While completing his final years at St Stephen’s School in Perth’s northern suburbs, Mr Smith’s passion for photography led him to cover key school and social events.
It also prompted him to consider turning a passion into a future. His school supported his efforts by helping him secure work experience with a professional photographer.
On leaving school, Mr Smith established a viable photography and videography microbusiness.
Success stories like this should prompt school leaders and teachers to rethink how they prepare students for a post-education future, cognisant that a growing number of students will bypass the more traditional employment or study options and instead try to establish their own microbusiness – often while still at school.
Some schools will extend the roles of traditional career advisers to incorporate the ambitions of young microentrepreneurs. Others will employ business coaches to provide support to the burgeoning number of students wishing to become freelance workers.
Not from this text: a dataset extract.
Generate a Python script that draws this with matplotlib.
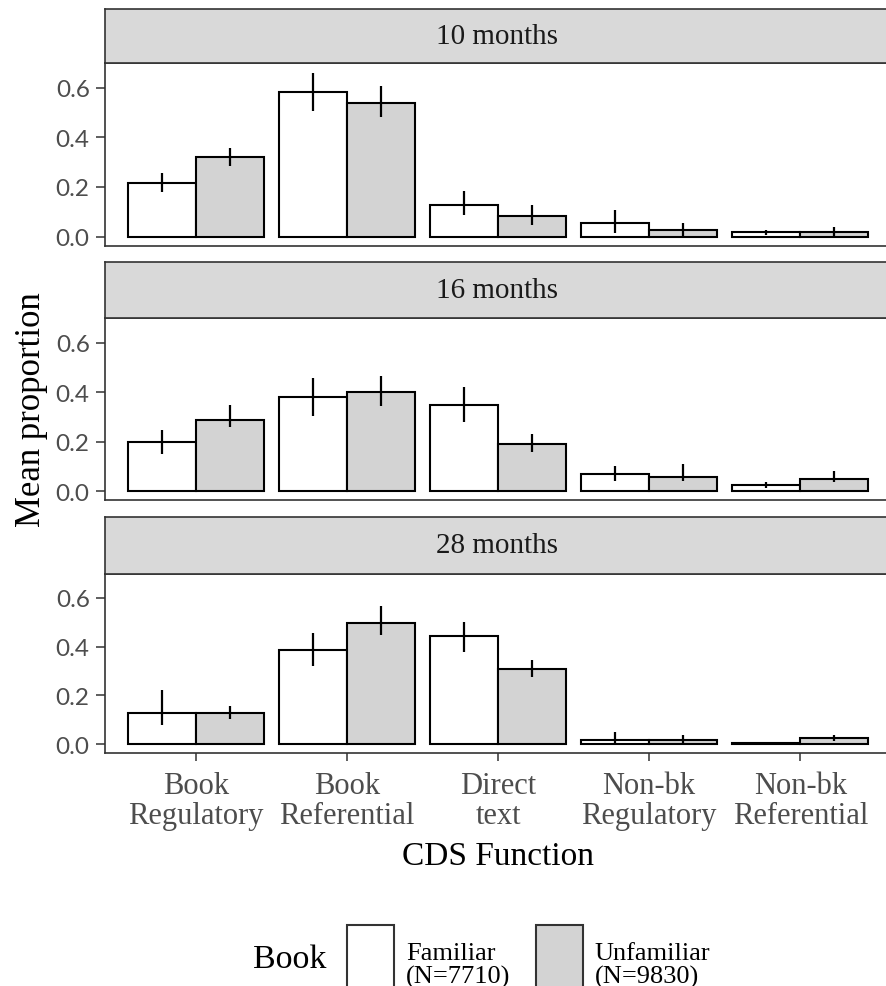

Many schools will also look to broaden their vocational and education training (VET) offering by delivering nationally accredited qualifications such as the Certificate III in micro business operations or the Certificate III in small business management.
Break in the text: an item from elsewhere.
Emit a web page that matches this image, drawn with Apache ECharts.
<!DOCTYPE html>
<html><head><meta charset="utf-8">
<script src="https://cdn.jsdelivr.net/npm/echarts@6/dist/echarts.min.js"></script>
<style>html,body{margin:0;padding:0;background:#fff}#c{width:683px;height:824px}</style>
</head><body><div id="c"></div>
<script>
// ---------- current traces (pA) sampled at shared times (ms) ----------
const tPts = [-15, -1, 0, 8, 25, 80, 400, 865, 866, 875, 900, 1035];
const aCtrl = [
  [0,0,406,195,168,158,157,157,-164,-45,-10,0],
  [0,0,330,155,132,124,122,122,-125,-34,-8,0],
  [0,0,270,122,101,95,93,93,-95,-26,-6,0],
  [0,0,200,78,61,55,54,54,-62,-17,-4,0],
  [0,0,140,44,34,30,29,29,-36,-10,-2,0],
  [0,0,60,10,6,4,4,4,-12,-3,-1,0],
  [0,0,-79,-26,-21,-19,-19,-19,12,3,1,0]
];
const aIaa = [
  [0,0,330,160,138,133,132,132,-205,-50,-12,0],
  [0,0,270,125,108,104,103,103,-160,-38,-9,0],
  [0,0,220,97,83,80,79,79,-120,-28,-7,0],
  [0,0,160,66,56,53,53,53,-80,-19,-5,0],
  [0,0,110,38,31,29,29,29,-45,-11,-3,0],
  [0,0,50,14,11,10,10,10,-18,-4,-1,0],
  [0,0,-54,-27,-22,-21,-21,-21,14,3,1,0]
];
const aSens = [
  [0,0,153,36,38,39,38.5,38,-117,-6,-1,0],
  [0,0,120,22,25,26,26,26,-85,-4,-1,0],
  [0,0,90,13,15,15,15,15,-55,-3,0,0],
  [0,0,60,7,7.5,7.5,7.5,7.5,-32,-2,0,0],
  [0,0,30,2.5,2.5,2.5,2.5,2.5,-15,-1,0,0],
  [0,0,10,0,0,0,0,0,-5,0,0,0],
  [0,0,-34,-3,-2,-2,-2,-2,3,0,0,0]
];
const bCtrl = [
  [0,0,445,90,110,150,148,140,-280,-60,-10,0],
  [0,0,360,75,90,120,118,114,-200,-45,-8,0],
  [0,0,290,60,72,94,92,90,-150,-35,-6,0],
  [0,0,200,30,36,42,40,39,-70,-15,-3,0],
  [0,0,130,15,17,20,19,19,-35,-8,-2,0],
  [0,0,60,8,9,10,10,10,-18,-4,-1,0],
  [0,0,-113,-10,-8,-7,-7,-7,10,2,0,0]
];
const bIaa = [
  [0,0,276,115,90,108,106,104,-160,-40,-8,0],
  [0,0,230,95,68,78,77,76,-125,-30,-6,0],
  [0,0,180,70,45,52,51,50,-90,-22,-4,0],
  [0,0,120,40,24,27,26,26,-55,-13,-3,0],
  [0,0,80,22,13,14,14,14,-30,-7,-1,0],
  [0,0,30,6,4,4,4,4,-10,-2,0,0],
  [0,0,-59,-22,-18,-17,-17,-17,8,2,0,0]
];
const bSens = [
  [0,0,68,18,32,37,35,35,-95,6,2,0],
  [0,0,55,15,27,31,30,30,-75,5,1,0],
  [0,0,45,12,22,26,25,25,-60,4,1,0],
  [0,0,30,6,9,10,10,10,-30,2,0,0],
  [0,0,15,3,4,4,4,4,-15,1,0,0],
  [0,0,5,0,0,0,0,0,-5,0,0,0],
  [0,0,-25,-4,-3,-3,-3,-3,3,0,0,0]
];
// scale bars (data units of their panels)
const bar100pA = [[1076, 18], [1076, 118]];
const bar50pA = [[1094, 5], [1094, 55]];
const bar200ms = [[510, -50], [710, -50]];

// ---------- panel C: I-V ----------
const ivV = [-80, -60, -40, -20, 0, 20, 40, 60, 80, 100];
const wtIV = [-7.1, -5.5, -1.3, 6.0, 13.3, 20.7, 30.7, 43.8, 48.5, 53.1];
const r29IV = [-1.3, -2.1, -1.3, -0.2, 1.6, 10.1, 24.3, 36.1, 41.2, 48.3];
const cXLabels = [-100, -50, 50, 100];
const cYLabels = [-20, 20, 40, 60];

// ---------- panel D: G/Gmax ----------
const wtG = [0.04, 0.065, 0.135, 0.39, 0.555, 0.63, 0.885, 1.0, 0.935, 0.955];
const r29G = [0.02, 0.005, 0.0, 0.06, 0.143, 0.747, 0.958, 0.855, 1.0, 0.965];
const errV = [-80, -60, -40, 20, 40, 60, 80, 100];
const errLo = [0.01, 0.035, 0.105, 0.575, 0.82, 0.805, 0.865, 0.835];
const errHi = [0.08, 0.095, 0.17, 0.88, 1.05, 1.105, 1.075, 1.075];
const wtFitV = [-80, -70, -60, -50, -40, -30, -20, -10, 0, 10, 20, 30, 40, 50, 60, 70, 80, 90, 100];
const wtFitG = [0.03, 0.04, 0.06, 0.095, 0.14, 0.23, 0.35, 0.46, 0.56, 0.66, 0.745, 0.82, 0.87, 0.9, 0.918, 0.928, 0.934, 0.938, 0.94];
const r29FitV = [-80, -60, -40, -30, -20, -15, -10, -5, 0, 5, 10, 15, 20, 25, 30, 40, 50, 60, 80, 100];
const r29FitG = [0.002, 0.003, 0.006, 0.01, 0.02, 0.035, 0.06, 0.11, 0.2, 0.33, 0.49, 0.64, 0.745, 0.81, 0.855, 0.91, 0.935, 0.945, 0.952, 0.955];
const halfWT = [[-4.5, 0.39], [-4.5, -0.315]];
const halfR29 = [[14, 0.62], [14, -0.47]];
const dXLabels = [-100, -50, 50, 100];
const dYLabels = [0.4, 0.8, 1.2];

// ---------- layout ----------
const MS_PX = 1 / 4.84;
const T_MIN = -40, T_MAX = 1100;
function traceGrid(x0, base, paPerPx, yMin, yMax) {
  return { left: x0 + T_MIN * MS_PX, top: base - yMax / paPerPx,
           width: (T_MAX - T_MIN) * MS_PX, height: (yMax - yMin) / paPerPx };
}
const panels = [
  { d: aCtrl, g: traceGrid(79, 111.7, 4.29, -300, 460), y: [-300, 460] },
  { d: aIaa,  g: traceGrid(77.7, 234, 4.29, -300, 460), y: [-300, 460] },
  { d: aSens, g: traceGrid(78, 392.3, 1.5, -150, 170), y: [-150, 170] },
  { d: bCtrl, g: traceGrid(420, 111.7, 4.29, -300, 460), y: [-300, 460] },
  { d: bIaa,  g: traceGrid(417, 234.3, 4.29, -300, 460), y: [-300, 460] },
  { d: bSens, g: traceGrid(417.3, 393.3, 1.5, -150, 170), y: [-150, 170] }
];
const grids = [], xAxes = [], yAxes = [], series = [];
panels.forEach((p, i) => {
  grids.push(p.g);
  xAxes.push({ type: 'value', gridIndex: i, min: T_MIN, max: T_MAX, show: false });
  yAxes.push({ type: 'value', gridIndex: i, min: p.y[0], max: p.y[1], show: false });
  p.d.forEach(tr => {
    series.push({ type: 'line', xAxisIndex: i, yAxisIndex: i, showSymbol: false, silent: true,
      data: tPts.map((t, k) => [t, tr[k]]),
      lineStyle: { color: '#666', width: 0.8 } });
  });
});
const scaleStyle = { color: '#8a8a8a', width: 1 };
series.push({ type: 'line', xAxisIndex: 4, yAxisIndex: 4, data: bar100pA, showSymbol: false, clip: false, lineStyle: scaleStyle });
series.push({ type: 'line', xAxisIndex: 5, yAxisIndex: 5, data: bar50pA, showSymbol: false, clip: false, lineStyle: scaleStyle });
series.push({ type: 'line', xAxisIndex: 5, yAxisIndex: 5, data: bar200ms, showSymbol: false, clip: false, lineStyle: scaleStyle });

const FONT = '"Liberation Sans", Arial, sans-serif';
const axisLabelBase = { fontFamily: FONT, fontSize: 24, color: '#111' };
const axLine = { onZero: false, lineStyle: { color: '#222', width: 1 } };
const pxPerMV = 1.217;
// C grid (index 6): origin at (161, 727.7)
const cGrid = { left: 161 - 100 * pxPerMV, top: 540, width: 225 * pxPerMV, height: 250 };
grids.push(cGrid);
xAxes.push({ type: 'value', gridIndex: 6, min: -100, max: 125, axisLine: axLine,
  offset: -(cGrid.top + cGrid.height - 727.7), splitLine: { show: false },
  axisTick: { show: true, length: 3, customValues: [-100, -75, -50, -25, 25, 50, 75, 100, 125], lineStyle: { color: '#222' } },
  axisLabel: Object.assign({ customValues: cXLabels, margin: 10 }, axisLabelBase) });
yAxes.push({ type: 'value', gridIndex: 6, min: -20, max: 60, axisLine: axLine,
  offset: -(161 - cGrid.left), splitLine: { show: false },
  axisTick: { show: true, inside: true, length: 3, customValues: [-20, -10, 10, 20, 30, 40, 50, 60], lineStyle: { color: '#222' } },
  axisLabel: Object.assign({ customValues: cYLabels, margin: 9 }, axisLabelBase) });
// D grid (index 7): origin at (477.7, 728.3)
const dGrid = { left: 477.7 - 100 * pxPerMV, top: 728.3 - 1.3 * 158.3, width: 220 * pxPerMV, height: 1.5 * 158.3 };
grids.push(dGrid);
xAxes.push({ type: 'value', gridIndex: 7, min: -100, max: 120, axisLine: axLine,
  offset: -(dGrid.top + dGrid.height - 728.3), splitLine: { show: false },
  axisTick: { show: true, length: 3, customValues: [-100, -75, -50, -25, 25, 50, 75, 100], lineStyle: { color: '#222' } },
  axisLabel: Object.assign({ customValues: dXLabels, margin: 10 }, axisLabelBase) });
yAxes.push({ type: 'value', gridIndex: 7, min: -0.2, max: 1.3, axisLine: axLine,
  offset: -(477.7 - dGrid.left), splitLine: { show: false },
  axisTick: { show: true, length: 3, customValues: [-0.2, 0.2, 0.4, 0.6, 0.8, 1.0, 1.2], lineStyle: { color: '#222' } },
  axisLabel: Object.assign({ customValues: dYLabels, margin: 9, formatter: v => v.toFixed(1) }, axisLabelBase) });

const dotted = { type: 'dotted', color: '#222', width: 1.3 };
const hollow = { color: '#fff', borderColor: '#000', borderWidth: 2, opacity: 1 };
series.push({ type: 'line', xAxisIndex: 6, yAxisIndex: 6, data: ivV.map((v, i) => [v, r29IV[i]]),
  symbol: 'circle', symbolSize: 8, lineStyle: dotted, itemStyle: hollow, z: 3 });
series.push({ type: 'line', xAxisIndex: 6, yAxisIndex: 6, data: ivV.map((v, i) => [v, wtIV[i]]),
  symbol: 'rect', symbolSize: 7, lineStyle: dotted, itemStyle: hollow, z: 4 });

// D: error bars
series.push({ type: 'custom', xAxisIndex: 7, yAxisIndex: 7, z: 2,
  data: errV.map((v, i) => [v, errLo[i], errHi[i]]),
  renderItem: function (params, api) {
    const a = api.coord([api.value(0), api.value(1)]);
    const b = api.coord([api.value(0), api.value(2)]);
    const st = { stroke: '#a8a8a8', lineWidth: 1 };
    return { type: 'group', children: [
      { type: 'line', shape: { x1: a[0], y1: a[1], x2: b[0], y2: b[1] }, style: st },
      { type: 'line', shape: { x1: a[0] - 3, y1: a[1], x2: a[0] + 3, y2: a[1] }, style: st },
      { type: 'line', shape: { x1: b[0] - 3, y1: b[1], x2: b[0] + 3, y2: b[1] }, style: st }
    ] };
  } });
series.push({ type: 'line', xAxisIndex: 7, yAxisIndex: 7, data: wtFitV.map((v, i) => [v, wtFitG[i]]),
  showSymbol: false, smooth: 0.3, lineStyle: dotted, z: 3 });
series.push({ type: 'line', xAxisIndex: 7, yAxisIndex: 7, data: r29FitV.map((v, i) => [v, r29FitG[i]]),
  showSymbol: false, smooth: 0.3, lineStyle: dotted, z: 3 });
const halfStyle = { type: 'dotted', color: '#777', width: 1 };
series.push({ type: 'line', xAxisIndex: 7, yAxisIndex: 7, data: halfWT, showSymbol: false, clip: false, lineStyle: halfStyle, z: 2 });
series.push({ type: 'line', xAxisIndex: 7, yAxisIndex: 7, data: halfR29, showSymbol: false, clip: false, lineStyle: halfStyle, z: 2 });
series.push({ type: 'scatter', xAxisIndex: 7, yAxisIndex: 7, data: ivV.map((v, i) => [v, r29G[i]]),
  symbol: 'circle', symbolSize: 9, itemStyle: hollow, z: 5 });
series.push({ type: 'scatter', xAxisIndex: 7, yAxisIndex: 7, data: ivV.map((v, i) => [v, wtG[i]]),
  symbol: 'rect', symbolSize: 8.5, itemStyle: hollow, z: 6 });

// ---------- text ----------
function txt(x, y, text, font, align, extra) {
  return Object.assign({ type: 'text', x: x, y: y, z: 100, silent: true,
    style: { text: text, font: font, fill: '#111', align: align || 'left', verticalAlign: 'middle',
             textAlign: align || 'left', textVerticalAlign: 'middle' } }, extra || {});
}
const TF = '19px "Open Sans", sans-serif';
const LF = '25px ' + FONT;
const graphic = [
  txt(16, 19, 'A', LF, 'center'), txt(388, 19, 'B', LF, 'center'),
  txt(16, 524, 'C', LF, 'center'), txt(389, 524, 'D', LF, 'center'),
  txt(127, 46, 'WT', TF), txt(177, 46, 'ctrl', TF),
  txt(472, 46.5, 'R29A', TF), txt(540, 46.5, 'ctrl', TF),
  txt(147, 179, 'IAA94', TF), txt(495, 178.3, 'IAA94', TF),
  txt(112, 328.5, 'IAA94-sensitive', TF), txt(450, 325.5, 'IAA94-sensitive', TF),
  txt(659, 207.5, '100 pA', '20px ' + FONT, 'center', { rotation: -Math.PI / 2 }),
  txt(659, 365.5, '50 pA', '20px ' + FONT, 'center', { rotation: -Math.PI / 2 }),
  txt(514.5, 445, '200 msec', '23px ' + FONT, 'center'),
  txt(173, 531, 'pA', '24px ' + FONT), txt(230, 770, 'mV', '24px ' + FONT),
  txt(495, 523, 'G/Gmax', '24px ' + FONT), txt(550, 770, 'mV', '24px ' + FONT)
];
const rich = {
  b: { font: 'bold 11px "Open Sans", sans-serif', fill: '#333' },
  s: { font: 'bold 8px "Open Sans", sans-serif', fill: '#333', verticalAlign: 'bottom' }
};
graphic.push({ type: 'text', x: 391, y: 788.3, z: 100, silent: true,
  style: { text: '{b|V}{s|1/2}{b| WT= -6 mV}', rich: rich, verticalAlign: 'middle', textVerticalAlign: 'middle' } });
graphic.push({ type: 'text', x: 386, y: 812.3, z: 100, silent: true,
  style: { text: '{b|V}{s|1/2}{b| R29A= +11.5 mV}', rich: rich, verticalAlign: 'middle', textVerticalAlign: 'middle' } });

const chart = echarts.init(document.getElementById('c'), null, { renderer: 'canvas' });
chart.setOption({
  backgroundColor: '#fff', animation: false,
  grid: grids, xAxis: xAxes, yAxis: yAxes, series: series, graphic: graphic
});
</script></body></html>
Other schools, starting at the primary level, may seek to extend the range of in-school business experience initiatives on offer.
In the US, schools in more than 60 cities participate in an initiative known as ‘Lemonade Day’. Having completed a learning process that focused on the basics of running a business, including the formulation of business plans, budgeting and marketing, students (under teacher supervision) operate lemonade stalls that are open to the public.
There is also the possibility of supporting young microentrepreneurs through extracurricular activities. For example, schools could set up a business incubators’ group.
Just imagine the possibilities that could emerge from a school-based co-working space or a mentoring program under which real-life and successful business owners support would-be microentrepreneurs.
When schools are prepared to collaborate, new opportunities to support young microentrepreneurs will emerge.
Consider the possibility of setting up an annual business fair where students across all ages and from several schools set up booths and sell goods and services they have created – ranging from home-made kombucha to apps to tutoring services – to fellow students and perhaps even members of the parent community.
Whatever approach schools take to cater for the needs of our young microentrepreneurs, the message needs to be loud and clear: we must recognise that an increasing number of students will leave our schools to head straight into a business of their own.
It demands that school leaders and teachers think creatively about how best to prepare students for this new workplace reality.